--- START ---

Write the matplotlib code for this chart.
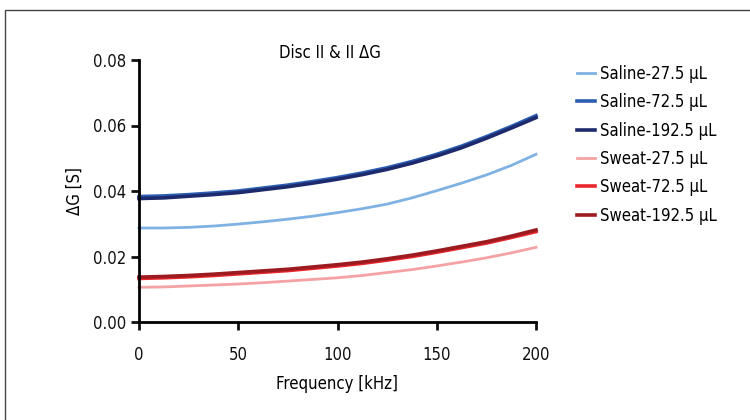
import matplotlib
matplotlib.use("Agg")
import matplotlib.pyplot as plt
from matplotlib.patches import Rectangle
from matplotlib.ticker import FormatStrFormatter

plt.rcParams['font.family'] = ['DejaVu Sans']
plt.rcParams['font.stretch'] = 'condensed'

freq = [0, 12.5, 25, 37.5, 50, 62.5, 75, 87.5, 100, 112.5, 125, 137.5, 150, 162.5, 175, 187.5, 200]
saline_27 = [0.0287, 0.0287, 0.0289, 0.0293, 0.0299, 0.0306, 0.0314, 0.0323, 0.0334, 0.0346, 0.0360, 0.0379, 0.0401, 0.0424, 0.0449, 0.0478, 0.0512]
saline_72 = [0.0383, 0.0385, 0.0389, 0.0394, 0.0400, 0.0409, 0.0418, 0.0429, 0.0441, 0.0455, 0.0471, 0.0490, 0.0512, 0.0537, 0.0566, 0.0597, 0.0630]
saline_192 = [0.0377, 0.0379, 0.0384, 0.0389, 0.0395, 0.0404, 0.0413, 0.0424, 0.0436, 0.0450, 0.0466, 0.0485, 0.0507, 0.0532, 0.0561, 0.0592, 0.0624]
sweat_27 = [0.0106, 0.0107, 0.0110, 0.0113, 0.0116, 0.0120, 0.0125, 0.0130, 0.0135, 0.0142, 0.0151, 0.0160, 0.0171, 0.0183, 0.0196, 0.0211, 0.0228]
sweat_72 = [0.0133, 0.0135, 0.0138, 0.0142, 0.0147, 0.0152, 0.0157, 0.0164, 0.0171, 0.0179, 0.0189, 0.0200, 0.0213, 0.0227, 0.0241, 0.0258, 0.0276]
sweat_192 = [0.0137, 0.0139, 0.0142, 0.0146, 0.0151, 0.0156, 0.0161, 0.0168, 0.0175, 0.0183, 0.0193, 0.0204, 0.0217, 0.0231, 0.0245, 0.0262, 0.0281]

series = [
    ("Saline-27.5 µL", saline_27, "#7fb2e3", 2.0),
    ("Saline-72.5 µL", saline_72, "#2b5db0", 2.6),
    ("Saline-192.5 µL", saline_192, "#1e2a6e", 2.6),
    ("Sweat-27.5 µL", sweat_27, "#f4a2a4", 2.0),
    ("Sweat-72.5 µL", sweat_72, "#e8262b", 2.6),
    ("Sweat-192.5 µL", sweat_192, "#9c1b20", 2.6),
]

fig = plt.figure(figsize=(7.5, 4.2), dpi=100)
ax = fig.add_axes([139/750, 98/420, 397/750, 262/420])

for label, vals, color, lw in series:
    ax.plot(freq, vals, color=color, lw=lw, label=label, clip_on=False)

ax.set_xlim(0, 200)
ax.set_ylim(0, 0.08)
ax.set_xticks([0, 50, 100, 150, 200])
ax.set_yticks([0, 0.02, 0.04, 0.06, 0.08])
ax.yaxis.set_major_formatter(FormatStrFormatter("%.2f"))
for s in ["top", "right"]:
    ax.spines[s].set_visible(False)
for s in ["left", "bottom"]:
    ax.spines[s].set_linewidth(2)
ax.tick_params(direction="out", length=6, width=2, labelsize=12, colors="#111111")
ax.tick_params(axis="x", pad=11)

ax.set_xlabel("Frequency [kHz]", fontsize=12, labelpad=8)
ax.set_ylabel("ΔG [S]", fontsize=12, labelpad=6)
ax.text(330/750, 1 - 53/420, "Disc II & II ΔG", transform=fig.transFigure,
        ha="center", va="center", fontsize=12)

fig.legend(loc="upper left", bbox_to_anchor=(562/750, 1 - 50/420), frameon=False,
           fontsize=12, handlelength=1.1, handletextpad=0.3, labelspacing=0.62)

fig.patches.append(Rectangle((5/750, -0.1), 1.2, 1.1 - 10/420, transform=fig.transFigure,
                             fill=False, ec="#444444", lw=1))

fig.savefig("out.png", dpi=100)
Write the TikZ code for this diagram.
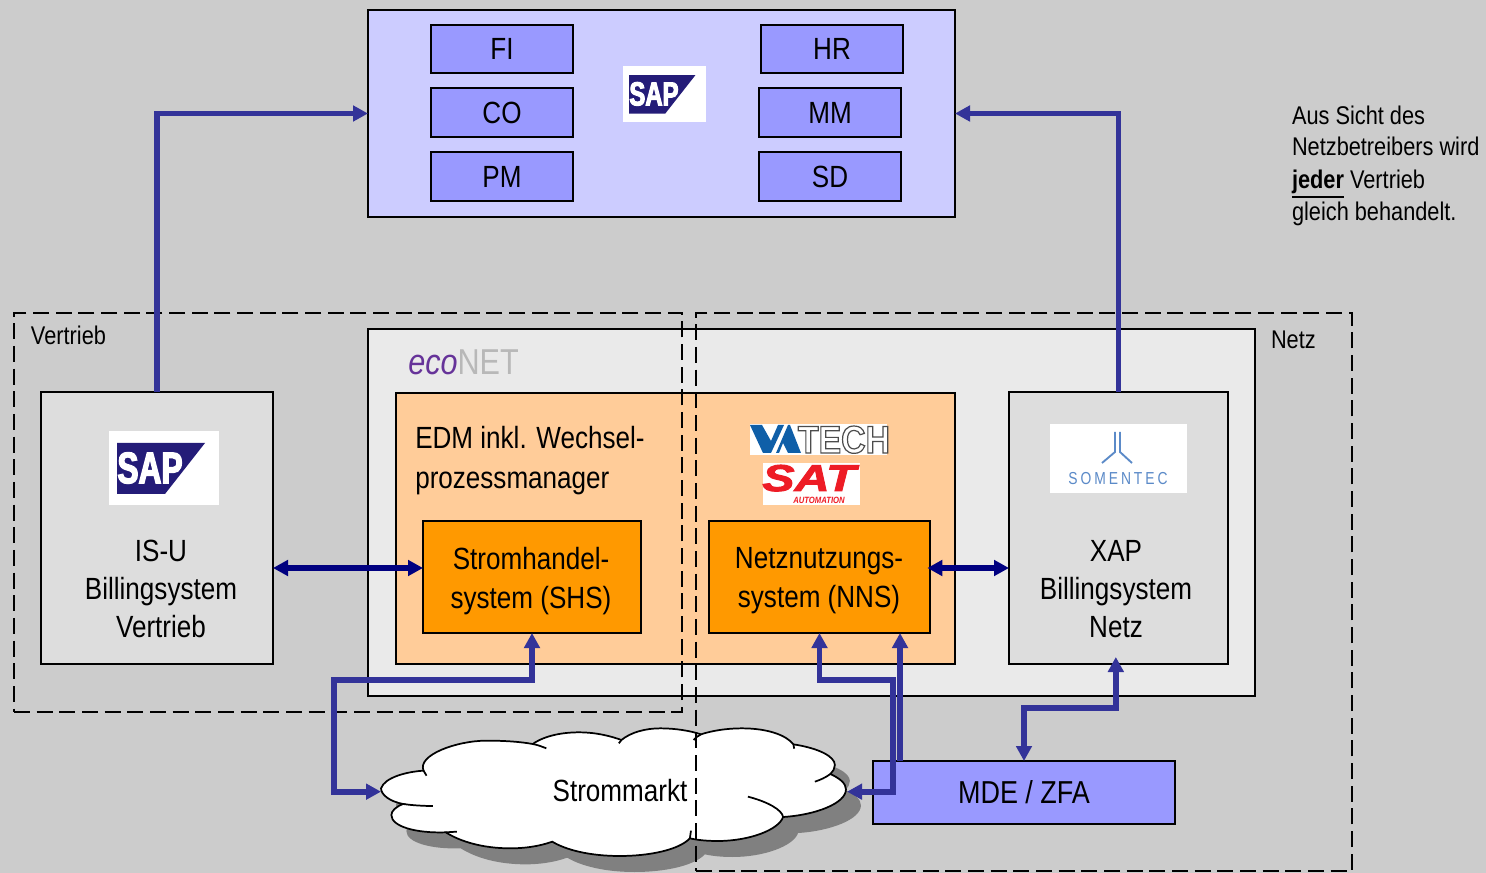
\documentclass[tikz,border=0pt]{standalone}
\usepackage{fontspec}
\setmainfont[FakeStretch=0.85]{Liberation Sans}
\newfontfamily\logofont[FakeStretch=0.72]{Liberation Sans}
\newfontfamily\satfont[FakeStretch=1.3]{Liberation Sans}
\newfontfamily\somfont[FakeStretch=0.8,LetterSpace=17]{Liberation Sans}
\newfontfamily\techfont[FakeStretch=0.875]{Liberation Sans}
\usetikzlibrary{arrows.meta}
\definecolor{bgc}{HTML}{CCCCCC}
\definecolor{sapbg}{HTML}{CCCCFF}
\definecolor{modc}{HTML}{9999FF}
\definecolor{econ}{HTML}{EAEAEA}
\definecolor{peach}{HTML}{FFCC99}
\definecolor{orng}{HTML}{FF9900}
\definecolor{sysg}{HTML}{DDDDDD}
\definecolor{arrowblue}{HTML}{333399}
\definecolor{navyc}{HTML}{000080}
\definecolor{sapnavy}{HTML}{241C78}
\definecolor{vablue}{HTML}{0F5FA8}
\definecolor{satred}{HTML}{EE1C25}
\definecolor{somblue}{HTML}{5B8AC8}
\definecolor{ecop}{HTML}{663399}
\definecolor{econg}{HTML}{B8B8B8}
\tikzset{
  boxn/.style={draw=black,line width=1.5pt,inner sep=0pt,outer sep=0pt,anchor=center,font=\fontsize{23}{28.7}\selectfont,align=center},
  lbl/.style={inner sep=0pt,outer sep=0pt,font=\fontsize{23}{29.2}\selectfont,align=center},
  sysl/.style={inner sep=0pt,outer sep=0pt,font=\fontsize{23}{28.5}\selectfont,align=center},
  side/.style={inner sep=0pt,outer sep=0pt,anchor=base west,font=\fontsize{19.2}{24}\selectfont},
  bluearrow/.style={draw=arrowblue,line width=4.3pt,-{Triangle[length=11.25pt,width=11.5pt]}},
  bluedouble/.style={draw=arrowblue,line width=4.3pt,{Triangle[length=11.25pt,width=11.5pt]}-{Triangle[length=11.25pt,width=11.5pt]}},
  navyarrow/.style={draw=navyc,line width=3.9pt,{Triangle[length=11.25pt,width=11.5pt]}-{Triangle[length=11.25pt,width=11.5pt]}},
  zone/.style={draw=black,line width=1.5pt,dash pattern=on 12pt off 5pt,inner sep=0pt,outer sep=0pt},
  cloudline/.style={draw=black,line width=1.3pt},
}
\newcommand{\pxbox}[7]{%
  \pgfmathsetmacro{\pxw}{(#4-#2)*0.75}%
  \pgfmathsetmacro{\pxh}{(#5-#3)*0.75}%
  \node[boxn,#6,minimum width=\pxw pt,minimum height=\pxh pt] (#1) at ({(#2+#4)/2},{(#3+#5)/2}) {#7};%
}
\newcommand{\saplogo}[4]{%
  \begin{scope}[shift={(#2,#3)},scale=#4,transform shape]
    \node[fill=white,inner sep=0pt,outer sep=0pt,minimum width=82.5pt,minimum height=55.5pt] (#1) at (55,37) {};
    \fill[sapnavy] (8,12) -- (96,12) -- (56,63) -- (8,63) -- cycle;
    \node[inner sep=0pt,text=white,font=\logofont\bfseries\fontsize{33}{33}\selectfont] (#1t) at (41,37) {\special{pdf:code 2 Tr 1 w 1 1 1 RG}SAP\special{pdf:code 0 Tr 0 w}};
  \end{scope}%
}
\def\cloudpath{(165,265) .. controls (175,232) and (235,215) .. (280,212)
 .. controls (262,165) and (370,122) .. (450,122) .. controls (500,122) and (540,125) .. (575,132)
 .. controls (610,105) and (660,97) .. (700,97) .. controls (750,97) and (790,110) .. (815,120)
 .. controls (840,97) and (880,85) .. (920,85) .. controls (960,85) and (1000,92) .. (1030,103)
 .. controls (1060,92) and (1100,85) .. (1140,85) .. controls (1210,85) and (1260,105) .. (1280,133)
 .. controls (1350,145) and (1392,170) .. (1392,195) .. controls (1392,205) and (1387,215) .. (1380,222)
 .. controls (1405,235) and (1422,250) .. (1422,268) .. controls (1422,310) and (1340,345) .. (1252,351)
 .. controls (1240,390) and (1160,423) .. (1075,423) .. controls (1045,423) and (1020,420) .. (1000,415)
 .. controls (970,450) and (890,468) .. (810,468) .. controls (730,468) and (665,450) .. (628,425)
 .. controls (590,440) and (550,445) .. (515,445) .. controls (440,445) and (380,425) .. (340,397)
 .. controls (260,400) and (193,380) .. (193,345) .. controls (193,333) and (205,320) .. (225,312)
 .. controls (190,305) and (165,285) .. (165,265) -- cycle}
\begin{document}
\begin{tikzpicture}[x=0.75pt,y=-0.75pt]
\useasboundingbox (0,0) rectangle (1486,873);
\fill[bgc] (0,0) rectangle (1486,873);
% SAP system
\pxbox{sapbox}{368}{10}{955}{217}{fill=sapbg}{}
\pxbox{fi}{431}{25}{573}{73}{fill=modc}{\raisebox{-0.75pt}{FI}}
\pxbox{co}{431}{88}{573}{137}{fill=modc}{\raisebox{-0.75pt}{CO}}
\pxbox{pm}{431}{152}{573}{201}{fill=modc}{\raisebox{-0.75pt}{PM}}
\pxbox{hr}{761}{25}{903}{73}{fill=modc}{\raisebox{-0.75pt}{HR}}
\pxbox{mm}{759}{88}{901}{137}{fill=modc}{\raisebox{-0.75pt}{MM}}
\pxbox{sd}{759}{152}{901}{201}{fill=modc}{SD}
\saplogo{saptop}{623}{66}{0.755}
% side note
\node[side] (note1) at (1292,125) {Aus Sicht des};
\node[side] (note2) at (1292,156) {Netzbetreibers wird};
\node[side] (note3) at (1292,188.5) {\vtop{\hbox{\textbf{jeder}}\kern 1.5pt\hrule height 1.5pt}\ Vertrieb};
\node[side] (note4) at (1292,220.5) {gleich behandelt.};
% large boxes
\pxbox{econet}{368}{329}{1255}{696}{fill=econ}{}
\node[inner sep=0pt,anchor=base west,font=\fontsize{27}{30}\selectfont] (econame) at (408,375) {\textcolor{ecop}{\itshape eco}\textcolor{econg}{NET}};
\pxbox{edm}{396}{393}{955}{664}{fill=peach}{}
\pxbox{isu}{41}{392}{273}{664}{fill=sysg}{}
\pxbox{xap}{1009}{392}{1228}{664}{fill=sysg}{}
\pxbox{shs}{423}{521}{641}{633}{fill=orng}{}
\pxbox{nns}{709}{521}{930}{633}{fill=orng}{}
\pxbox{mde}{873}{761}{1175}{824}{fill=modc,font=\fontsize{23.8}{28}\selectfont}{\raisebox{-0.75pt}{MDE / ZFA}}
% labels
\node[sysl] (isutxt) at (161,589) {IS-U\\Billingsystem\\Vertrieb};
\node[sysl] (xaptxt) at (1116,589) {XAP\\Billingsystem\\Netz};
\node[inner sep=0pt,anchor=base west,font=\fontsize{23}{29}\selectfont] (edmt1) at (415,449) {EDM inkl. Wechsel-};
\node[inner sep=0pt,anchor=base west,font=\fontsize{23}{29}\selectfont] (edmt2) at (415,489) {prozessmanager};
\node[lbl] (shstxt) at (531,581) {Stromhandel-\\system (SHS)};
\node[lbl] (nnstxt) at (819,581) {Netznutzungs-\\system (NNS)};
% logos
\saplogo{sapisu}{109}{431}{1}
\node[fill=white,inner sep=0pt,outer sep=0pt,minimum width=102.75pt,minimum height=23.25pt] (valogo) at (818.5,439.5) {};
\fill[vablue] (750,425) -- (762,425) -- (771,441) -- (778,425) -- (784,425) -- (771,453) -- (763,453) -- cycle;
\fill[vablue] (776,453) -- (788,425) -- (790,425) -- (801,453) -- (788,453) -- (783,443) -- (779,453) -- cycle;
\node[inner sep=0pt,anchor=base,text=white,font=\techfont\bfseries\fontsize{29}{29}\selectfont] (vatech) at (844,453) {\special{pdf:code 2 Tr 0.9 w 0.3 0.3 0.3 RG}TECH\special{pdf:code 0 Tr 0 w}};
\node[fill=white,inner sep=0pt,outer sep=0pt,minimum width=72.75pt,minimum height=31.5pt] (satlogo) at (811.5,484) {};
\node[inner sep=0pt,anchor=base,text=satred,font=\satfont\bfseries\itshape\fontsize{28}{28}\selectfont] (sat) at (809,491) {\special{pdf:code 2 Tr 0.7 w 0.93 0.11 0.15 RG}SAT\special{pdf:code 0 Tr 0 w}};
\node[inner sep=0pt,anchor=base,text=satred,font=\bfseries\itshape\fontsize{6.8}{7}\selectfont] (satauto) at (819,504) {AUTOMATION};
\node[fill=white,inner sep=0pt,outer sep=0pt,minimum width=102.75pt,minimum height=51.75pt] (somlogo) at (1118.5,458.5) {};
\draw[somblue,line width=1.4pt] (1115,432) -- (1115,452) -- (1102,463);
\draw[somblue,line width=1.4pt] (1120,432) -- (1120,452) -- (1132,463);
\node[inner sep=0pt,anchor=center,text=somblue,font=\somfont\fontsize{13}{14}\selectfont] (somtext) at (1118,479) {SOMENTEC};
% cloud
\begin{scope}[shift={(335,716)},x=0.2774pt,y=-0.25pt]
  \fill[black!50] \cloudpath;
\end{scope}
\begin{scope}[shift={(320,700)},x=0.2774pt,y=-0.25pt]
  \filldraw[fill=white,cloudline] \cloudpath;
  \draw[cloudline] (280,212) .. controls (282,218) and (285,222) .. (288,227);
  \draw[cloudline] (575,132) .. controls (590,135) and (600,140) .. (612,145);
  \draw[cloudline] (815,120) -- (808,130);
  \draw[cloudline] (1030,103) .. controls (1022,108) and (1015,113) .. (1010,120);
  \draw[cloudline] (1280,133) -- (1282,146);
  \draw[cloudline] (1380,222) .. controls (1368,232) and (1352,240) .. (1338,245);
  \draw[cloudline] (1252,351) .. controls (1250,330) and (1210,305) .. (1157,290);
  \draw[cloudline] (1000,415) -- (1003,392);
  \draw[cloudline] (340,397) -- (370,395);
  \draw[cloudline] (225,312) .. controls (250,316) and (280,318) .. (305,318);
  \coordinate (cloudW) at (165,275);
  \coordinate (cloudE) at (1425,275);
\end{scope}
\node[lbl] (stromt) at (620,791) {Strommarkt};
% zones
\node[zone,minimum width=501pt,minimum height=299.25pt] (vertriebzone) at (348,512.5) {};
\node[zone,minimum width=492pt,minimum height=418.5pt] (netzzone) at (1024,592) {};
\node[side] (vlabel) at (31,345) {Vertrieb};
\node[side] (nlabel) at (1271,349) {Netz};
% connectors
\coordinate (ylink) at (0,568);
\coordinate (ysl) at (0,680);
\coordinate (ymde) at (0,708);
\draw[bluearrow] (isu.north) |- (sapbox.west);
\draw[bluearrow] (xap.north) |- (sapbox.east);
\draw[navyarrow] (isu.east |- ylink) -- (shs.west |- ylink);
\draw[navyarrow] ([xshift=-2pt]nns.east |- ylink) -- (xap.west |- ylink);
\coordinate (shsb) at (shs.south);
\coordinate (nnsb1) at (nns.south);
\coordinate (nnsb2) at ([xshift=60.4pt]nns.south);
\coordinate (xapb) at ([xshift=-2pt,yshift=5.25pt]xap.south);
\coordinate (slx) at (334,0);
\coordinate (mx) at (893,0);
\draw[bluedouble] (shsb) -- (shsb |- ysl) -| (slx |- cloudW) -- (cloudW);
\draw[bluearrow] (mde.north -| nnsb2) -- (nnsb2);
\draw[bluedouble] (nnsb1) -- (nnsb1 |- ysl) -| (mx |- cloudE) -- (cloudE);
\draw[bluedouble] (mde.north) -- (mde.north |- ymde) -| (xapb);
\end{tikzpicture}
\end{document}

--- END ---

§ STATED EXERCISE
Your task is to restate word for word the lines from the top of the data to the line containing "0.0245, 0.0262, 0.0281]", both ends included, with every picture left out.

§ REPLY
Write the matplotlib code for this chart.
import matplotlib
matplotlib.use("Agg")
import matplotlib.pyplot as plt
from matplotlib.patches import Rectangle
from matplotlib.ticker import FormatStrFormatter

plt.rcParams['font.family'] = ['DejaVu Sans']
plt.rcParams['font.stretch'] = 'condensed'

freq = [0, 12.5, 25, 37.5, 50, 62.5, 75, 87.5, 100, 112.5, 125, 137.5, 150, 162.5, 175, 187.5, 200]
saline_27 = [0.0287, 0.0287, 0.0289, 0.0293, 0.0299, 0.0306, 0.0314, 0.0323, 0.0334, 0.0346, 0.0360, 0.0379, 0.0401, 0.0424, 0.0449, 0.0478, 0.0512]
saline_72 = [0.0383, 0.0385, 0.0389, 0.0394, 0.0400, 0.0409, 0.0418, 0.0429, 0.0441, 0.0455, 0.0471, 0.0490, 0.0512, 0.0537, 0.0566, 0.0597, 0.0630]
saline_192 = [0.0377, 0.0379, 0.0384, 0.0389, 0.0395, 0.0404, 0.0413, 0.0424, 0.0436, 0.0450, 0.0466, 0.0485, 0.0507, 0.0532, 0.0561, 0.0592, 0.0624]
sweat_27 = [0.0106, 0.0107, 0.0110, 0.0113, 0.0116, 0.0120, 0.0125, 0.0130, 0.0135, 0.0142, 0.0151, 0.0160, 0.0171, 0.0183, 0.0196, 0.0211, 0.0228]
sweat_72 = [0.0133, 0.0135, 0.0138, 0.0142, 0.0147, 0.0152, 0.0157, 0.0164, 0.0171, 0.0179, 0.0189, 0.0200, 0.0213, 0.0227, 0.0241, 0.0258, 0.0276]
sweat_192 = [0.0137, 0.0139, 0.0142, 0.0146, 0.0151, 0.0156, 0.0161, 0.0168, 0.0175, 0.0183, 0.0193, 0.0204, 0.0217, 0.0231, 0.0245, 0.0262, 0.0281]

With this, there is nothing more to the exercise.